- TASK DETAILS
Make an exact copy of the entries below with the pictures removed.
# # # # #
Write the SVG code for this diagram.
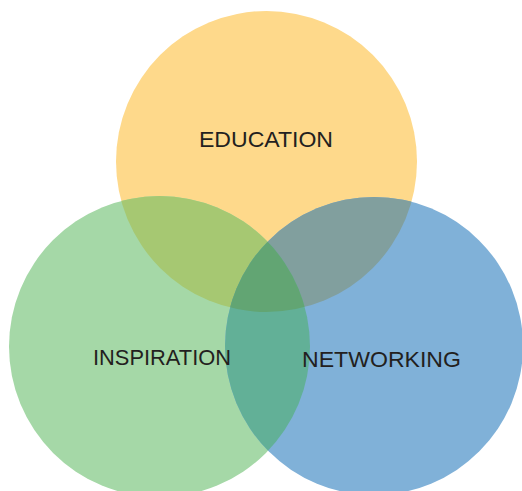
<svg xmlns="http://www.w3.org/2000/svg" width="522" height="491" viewBox="0 0 522 491">
  <style>
    .lbl { font-family: "Liberation Sans", Arial, sans-serif; font-size: 22px; fill: #231F20; }
  </style>
  <defs>
    <clipPath id="cE"><circle cx="266.5" cy="161.5" r="150.5"/></clipPath>
    <clipPath id="cI"><circle cx="159.5" cy="346.5" r="150.5"/></clipPath>
    <clipPath id="cN"><circle cx="374" cy="346" r="149"/></clipPath>
  </defs>
  <rect width="522" height="491" fill="#FFFFFF"/>
  <g id="education">
    <circle cx="266.5" cy="161.5" r="150.5" fill="#FED98B"/>
  </g>
  <g id="inspiration">
    <circle cx="159.5" cy="346.5" r="150.5" fill="#A5D8A7"/>
  </g>
  <g id="networking">
    <circle cx="374" cy="346" r="149" fill="#80B1D8"/>
  </g>
  <g id="overlaps">
    <g clip-path="url(#cE)">
      <circle cx="159.5" cy="346.5" r="150.5" fill="#A6C872"/>
      <circle cx="374" cy="346" r="149" fill="#819F9E"/>
    </g>
    <g clip-path="url(#cI)">
      <circle cx="374" cy="346" r="149" fill="#62B097"/>
    </g>
    <g clip-path="url(#cE)">
      <g clip-path="url(#cI)">
        <circle cx="374" cy="346" r="149" fill="#62A573"/>
      </g>
    </g>
  </g>
  <g id="connectors"/>
  <g id="labels">
    <text class="lbl" x="199" y="147" textLength="134" lengthAdjust="spacingAndGlyphs">EDUCATION</text>
    <text class="lbl" x="93" y="365" textLength="138" lengthAdjust="spacingAndGlyphs">INSPIRATION</text>
    <text class="lbl" x="302" y="367" textLength="159" lengthAdjust="spacingAndGlyphs">NETWORKING</text>
  </g>
</svg>
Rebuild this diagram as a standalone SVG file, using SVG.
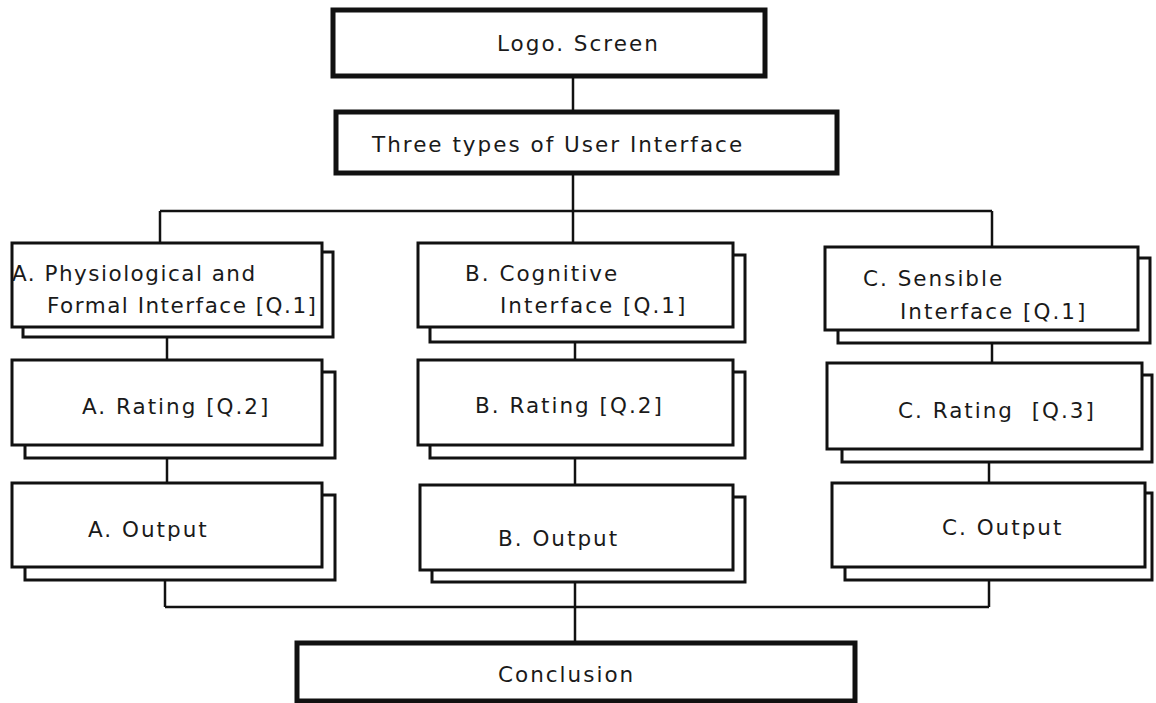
# # # # #
- COMPLETED EXERCISE
Write the SVG code for this diagram.
<svg xmlns="http://www.w3.org/2000/svg" width="522" height="491" viewBox="0 0 522 491">
  <style>
    .lbl { font-family: "Liberation Sans", Arial, sans-serif; font-size: 22px; fill: #231F20; }
  </style>
  <defs>
    <clipPath id="cE"><circle cx="266.5" cy="161.5" r="150.5"/></clipPath>
    <clipPath id="cI"><circle cx="159.5" cy="346.5" r="150.5"/></clipPath>
    <clipPath id="cN"><circle cx="374" cy="346" r="149"/></clipPath>
  </defs>
  <rect width="522" height="491" fill="#FFFFFF"/>
  <g id="education">
    <circle cx="266.5" cy="161.5" r="150.5" fill="#FED98B"/>
  </g>
  <g id="inspiration">
    <circle cx="159.5" cy="346.5" r="150.5" fill="#A5D8A7"/>
  </g>
  <g id="networking">
    <circle cx="374" cy="346" r="149" fill="#80B1D8"/>
  </g>
  <g id="overlaps">
    <g clip-path="url(#cE)">
      <circle cx="159.5" cy="346.5" r="150.5" fill="#A6C872"/>
      <circle cx="374" cy="346" r="149" fill="#819F9E"/>
    </g>
    <g clip-path="url(#cI)">
      <circle cx="374" cy="346" r="149" fill="#62B097"/>
    </g>
    <g clip-path="url(#cE)">
      <g clip-path="url(#cI)">
        <circle cx="374" cy="346" r="149" fill="#62A573"/>
      </g>
    </g>
  </g>
  <g id="connectors"/>
  <g id="labels">
    <text class="lbl" x="199" y="147" textLength="134" lengthAdjust="spacingAndGlyphs">EDUCATION</text>
    <text class="lbl" x="93" y="365" textLength="138" lengthAdjust="spacingAndGlyphs">INSPIRATION</text>
    <text class="lbl" x="302" y="367" textLength="159" lengthAdjust="spacingAndGlyphs">NETWORKING</text>
  </g>
</svg>
Rebuild this diagram as a standalone SVG file, using SVG.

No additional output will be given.